* **WHAT IS BEING ASKED**
Collect all lines below with the string "React".

══ WORKING DATA ══

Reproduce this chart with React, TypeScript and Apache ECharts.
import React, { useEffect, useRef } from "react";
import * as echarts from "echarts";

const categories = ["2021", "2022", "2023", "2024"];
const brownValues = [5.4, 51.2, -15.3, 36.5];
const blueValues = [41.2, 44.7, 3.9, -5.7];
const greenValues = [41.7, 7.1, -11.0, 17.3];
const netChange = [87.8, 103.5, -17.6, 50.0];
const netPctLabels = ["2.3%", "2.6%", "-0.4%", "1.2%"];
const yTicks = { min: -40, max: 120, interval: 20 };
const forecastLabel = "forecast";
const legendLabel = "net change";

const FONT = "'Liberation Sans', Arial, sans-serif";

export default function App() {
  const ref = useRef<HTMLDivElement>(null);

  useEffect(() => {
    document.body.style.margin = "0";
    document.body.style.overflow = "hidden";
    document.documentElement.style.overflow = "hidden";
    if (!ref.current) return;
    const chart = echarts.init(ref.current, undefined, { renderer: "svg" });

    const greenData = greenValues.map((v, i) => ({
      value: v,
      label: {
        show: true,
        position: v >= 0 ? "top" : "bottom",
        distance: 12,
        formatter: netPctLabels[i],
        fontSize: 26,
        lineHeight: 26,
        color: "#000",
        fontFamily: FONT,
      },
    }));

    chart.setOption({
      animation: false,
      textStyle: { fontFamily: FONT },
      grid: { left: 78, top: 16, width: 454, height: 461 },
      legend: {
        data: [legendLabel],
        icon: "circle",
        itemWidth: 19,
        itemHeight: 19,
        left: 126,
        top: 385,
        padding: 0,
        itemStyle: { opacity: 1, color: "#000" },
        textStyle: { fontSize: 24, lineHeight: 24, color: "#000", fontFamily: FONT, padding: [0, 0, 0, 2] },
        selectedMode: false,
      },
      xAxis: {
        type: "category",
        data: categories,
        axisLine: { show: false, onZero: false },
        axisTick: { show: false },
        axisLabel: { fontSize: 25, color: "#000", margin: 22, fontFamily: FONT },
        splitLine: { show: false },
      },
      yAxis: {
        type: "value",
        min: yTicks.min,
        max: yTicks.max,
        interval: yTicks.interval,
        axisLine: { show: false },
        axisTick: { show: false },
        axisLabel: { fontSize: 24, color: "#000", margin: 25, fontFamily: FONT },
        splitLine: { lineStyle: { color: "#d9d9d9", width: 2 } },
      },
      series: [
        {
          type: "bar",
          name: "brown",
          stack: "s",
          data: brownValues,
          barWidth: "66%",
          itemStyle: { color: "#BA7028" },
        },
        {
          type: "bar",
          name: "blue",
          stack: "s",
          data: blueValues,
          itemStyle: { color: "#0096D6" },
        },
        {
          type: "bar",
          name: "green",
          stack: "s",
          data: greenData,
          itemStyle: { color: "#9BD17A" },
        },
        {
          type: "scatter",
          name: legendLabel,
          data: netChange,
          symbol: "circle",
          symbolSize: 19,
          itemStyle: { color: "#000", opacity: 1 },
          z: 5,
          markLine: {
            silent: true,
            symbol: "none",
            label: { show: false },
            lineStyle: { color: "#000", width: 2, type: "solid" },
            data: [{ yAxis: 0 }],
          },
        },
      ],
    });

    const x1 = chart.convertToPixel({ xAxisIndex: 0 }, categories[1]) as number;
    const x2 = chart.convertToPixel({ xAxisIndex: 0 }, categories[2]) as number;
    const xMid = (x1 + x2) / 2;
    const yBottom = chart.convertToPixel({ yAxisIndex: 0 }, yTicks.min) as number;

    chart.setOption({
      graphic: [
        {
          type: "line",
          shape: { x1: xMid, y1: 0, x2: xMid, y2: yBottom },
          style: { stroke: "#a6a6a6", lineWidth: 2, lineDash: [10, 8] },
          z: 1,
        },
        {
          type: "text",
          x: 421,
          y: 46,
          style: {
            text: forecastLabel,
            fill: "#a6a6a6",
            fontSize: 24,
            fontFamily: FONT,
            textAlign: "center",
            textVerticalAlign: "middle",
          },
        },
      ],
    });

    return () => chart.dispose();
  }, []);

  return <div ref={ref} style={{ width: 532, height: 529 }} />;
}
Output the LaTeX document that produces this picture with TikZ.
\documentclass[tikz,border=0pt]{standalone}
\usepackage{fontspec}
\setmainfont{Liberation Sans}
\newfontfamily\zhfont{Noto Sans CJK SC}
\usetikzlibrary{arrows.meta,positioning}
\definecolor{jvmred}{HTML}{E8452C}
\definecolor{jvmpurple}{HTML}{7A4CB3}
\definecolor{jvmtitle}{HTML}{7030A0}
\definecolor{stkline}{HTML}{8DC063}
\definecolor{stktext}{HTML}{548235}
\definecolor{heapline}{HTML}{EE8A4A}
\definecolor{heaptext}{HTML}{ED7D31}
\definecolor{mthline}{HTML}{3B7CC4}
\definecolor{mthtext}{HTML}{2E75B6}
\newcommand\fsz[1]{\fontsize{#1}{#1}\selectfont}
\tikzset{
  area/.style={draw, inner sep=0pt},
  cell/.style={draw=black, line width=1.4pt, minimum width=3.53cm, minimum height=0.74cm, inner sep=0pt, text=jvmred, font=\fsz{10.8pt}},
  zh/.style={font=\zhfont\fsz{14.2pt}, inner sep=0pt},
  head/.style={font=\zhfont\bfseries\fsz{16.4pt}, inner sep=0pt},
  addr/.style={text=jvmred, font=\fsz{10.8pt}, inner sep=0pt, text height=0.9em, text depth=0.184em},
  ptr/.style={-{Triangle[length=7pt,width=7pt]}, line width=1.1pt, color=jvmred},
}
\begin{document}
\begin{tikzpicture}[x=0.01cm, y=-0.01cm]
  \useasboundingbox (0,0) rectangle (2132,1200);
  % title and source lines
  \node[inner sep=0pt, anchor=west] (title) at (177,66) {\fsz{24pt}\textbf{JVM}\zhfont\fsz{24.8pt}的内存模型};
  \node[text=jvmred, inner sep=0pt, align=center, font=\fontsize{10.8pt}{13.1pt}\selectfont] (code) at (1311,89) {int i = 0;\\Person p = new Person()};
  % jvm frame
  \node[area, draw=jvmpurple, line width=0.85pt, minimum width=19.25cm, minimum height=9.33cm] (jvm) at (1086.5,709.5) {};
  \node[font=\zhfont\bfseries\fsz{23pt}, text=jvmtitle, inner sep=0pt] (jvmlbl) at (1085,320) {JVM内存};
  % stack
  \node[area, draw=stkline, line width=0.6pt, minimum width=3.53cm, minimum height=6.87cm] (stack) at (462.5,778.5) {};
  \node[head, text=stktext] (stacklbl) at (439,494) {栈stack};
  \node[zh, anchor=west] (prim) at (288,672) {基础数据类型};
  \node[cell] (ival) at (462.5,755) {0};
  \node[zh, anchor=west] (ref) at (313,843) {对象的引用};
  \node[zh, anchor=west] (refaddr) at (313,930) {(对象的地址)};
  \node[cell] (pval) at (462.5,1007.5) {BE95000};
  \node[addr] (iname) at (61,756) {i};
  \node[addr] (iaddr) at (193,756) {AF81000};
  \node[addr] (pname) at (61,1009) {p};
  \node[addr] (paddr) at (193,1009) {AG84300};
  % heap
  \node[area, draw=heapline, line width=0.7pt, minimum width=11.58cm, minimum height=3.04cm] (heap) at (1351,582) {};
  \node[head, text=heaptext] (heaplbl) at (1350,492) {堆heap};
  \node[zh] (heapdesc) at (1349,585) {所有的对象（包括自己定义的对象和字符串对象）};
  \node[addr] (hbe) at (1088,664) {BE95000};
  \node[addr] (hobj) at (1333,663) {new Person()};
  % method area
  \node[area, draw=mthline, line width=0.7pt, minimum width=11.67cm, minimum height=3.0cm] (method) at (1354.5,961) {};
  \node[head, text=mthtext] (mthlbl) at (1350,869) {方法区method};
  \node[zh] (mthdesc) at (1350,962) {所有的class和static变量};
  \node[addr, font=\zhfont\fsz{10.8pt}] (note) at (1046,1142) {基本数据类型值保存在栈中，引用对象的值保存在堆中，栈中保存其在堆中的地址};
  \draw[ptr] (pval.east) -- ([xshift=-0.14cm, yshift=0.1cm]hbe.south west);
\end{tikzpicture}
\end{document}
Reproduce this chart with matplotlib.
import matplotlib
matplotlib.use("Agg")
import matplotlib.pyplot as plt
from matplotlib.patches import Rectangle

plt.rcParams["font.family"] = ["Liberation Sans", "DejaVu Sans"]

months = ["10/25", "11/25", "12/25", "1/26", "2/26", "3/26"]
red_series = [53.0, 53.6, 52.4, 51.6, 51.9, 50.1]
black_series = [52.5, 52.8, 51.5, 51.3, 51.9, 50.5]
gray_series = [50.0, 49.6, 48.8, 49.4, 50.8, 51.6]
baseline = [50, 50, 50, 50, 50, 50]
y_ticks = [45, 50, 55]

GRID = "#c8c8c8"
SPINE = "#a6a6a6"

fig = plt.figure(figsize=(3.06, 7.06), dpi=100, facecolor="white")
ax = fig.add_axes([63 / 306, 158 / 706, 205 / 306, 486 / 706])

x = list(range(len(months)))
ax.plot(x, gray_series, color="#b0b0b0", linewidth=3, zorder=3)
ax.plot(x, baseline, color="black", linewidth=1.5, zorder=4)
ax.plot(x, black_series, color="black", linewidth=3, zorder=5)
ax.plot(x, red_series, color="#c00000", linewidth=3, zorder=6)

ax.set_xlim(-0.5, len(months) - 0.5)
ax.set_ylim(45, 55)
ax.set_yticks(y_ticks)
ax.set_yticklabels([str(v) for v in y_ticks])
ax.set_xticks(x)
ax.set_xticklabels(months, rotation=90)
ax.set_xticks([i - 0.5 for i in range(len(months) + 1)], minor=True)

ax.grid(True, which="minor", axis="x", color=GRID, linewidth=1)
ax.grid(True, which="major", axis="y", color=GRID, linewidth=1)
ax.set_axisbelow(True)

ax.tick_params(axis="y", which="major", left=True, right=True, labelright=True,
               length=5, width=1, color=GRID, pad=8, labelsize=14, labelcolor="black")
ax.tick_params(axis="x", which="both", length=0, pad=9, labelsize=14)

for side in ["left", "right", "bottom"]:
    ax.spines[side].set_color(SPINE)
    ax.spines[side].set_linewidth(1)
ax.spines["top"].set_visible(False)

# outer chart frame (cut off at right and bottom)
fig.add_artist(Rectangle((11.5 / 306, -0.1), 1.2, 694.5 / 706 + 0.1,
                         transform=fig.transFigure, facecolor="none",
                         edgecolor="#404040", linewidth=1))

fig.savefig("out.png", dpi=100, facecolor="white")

═══

* **EXERCISE OUTPUT**
Reproduce this chart with React, TypeScript and Apache ECharts.
import React, { useEffect, useRef } from "react";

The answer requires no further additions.